Today’s efforts fall some way short of achieving a critical number. When all was said and done, Mr Lukashenko’s men were well prepared for the showdown, employing physical and financial threats in advance, and arresting those who took part in the strike actions on the day. According to the Viasna human rights centre, there were 228 arrests by 7pm local time (4pm GMT).  

But the opposition may also look back on its big gamble with some relief, suggests Ryhor Astapenia, a research fellow at Chatham House, a London-based think tank. The declaration of a national strike has given flagging protests a “new impulse,” he says: “They also have a psychological and an organisational cost. Lukashenko understands if he doesn’t stamp out all these little fires now, one day the forest will burn everything down. That is going to wear him down.”  
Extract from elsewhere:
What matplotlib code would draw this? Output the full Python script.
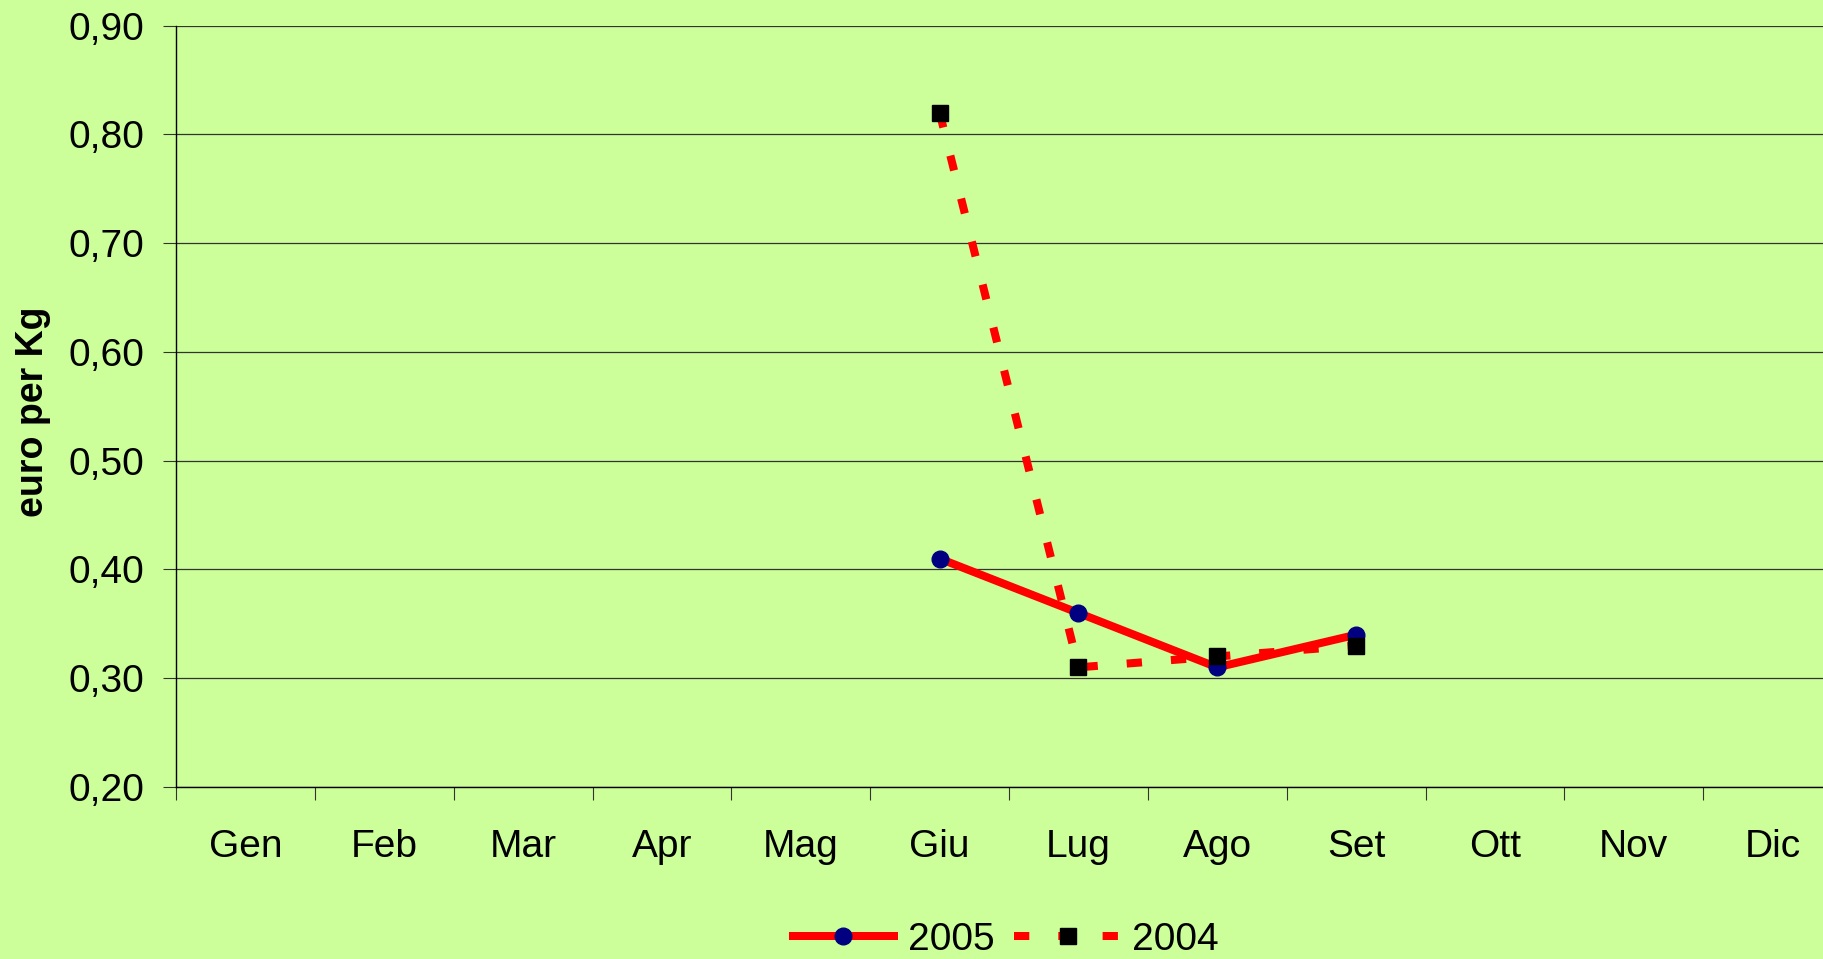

The Belarusian leader appears to be taking the possibility of a financial crisis seriously. Already foreign currency reserves are over 20 per cent down from August, says Nigel Gould-Davies, UK Ambassador to Belarus over 2008-09. “If Belarus’s ability to finance imports or pay law enforcement officers was compromised severe crisis could happen sooner rather than later.”  

But the strike carries clear risks for the opposition too, the diplomat added. What was previously hitherto a weekend protest tradition now requires commitment every day. “It requires people to risk their health and safety, which is bad enough, but it also puts their livelihoods and their families in the balance.” 

It was far from clear that Monday’s limited strike action would be enough to encourage many more to join.  

Predicting the standoff to continue “for several months”, Mr Astapenia said even small strike numbers would ratchet the pressure up on Mr Lukashenko. Already, the manageability of the government machine was under question, he said. Without popular legitimacy, things just weren’t getting done outside law enforcement agencies.  

“He has nowhere to go, no moves to play, no allies in the west, and impossible expectations from Russia,” the expert said.  

“Every time he sends out the troops, you can see that he just wants to turn the clock back to how things were. But he’s slowly realising he can’t do it.”